● **What to do**:
Reproduce all of the records exactly.

-- BEGIN --

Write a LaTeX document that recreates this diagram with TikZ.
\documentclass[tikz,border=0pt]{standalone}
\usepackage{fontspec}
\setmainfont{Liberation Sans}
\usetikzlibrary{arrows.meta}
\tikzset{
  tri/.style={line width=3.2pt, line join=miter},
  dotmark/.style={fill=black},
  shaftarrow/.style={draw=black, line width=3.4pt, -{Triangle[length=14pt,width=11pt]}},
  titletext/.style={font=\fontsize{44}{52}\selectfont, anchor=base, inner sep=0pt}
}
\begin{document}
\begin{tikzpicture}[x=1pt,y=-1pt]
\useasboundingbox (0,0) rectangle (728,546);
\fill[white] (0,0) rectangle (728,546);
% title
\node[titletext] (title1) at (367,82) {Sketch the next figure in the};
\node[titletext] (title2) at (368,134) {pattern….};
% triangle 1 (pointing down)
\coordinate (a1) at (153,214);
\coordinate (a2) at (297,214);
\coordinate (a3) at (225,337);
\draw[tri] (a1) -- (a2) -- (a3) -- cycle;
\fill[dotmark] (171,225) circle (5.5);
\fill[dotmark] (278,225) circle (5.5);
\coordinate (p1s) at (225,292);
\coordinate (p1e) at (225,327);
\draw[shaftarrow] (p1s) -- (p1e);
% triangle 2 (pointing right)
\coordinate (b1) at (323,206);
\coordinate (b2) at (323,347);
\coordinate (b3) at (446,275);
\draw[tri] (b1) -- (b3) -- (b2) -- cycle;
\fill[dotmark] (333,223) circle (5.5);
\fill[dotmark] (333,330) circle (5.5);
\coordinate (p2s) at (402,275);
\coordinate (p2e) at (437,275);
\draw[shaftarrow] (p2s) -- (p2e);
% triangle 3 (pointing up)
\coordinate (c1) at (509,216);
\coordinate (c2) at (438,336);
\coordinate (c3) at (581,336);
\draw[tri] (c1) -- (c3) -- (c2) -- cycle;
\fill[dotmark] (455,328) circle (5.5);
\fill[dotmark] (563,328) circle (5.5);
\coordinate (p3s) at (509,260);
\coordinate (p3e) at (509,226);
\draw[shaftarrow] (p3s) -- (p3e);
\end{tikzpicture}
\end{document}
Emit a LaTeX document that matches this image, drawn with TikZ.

-- END --

● **Worked solution**:
Write a LaTeX document that recreates this diagram with TikZ.
\documentclass[tikz,border=0pt]{standalone}
\usepackage{fontspec}
\setmainfont{Liberation Sans}
\usetikzlibrary{arrows.meta}
\tikzset{
  tri/.style={line width=3.2pt, line join=miter},
  dotmark/.style={fill=black},
  shaftarrow/.style={draw=black, line width=3.4pt, -{Triangle[length=14pt,width=11pt]}},
  titletext/.style={font=\fontsize{44}{52}\selectfont, anchor=base, inner sep=0pt}
}
\begin{document}
\begin{tikzpicture}[x=1pt,y=-1pt]
\useasboundingbox (0,0) rectangle (728,546);
\fill[white] (0,0) rectangle (728,546);
% title
\node[titletext] (title1) at (367,82) {Sketch the next figure in the};
\node[titletext] (title2) at (368,134) {pattern….};
% triangle 1 (pointing down)
\coordinate (a1) at (153,214);
\coordinate (a2) at (297,214);
\coordinate (a3) at (225,337);
\draw[tri] (a1) -- (a2) -- (a3) -- cycle;
\fill[dotmark] (171,225) circle (5.5);
\fill[dotmark] (278,225) circle (5.5);
\coordinate (p1s) at (225,292);
\coordinate (p1e) at (225,327);
\draw[shaftarrow] (p1s) -- (p1e);
% triangle 2 (pointing right)
\coordinate (b1) at (323,206);
\coordinate (b2) at (323,347);
\coordinate (b3) at (446,275);
\draw[tri] (b1) -- (b3) -- (b2) -- cycle;
\fill[dotmark] (333,223) circle (5.5);
\fill[dotmark] (333,330) circle (5.5);
\coordinate (p2s) at (402,275);
\coordinate (p2e) at (437,275);
\draw[shaftarrow] (p2s) -- (p2e);
% triangle 3 (pointing up)
\coordinate (c1) at (509,216);
\coordinate (c2) at (438,336);
\coordinate (c3) at (581,336);
\draw[tri] (c1) -- (c3) -- (c2) -- cycle;
\fill[dotmark] (455,328) circle (5.5);
\fill[dotmark] (563,328) circle (5.5);
\coordinate (p3s) at (509,260);
\coordinate (p3e) at (509,226);
\draw[shaftarrow] (p3s) -- (p3e);
\end{tikzpicture}
\end{document}
Emit a LaTeX document that matches this image, drawn with TikZ.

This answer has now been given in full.